L’ère numérique suppose d’affronter la complexité. C’est à dire la difficulté à prévoir la prochaine disruption. Dans ce contexte, la notion de leadership est totalement à repenser : il y a maintenant trop de données, d’information et de changements pour une configuration de « un leader vs des suiveurs ». C’est plutôt « un leader vs des acteurs » qui s'imposera.
Le flot de données et la manière dont elles sont exploitées, changent l’essence du leadership et la façon dont les décisions sont prises. Le leader de l’ère bureaucratique a déjà accès à de puissants systèmes d’information mais les données ne sont pas forcément partagées. Il s’épanouit à l’abri de processus, pensés par une élite pour supprimer l’incertitude et sécuriser des pratiques. Il accorde plus d’importance au modèle opérationnel actuel garant d’une capacité à générer de la valeur qu’à l’exploration de nouveaux modèles. Il a acquis sa légitimité par sa maîtrise du métier et son expérience qui est souvent une répétition, à quelques variantes, près des mêmes situations. Il tient son autorité de son titre et de son pouvoir hiérarchique. Sa communication est formelle et sa vision est fixe : il sait le chemin vers la Terre Promise (qui existe dans un monde prévisible). Sa devise est “ Chacun m’écoute et je mesure ma valeur par le nombre de mes collaborateurs”. Ce n’est plus pertinent. Certes, les entreprises "digital natives" sont médiatisées par leurs leaders. Mais à y regarder de près, ce ne sont pas ces dirigeants qui apportent le plus de valeur ajoutée mais les idées qu’ils ont prônées : exploiter les données à tous les niveaux et mettre sur pied des équipes autonomes avec des objectifs clairs et simples car centrés sur le client. Une petite équipe dirigeante ne peut pas gérer seule la complexité même avec les meilleurs indicateurs. Ces indicateurs ne peuvent donner qu'une approximation conceptualisée d’une réalité. Or, l’environnement mute trop vite et trop profondément, nécessitant des ajustements rapides et décisifs.

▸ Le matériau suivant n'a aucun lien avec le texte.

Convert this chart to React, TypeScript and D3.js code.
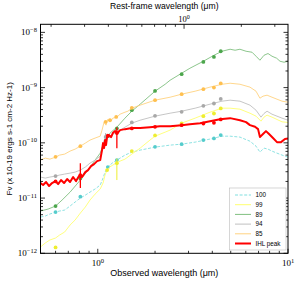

Plus le système est complexe et moins on le contrôle
Certains esprits éclairés estiment alors que les managers doivent perdre l’illusion du contrôle total en univers clos. Depuis des décennies, on fait ainsi remplir des formulaires de reportings qui deviennent incongrus quand on cherche à améliorer l’agilité des entreprises face à l’inconnu. Les injonctions paradoxales pullulent : “Pensez hors du cadre mais restez dans les champs de saisie du progiciel quand même”. A l’inverse, le collaboratif, la co construction, l’expérimentation doivent se traduire dans la gouvernance et le leadership. Pour être agile, il faut les distribuer au plus bas niveau possible, y promouvoir l’initiative et responsabiliser les managers intermédiaires, élever significativement leur niveau d’analyse des données, leur capacité à engager le processus de décision adapté à la situation qu’ils rencontrent et leurs compétences relationnelles et humaines. Au delà, contrôler le système qu’est l’entreprise, suppose une diffusion de principes simples intégrés par chacun et compris par tous. Ça commence par bâtir une culture dont le cœur est le projet et la personne (employé ou client) plus que le process. Chez chaque acteur de l’entreprise, émerge un intérêt supérieur commun (le client) qui se communique, se partage, évolue grâce au travail en réseau.
Le leader, un animateur qui délègue
Le déclencheur de cette transformation est le leader. Il tire bien entendu sa légitimité de sa maîtrise métier, de son expertise mais aussi de sa capacité à douter, à questionner (le chemin vers la Terre Promise s’est considérablement obscurci), à susciter l’intelligence collective. Son autorité vient de son efficacité dans son apport aux autres. Ce qui compte, c’est sa capacité à faire et à faciliter le pouvoir de faire des autres. Sa communication est tout terrain (à l’aise en face à face et maîtrisant parfaitement les outils technologiques). Sa vision est souple : il facilite l’adaptation en donnant du sens aux changements constants. Sa devise est : “Accompagner chacun à contribuer et voir son effort valorisé.” Il délègue tout ce qu’il peut aux équipes y compris le contrôle des actions qu’elles entreprennent. Il les encourage à décider parce qu’elles ont les meilleures informations. Ainsi le contrôle global du système redevient possible. A la limite, un bon leader prend peu de décisions. Il est au service des équipes qu’il a responsabilisées.
A l’ère numérique, ce n’est pas tant que le pouvoir change de main, c’est qu’il se partage.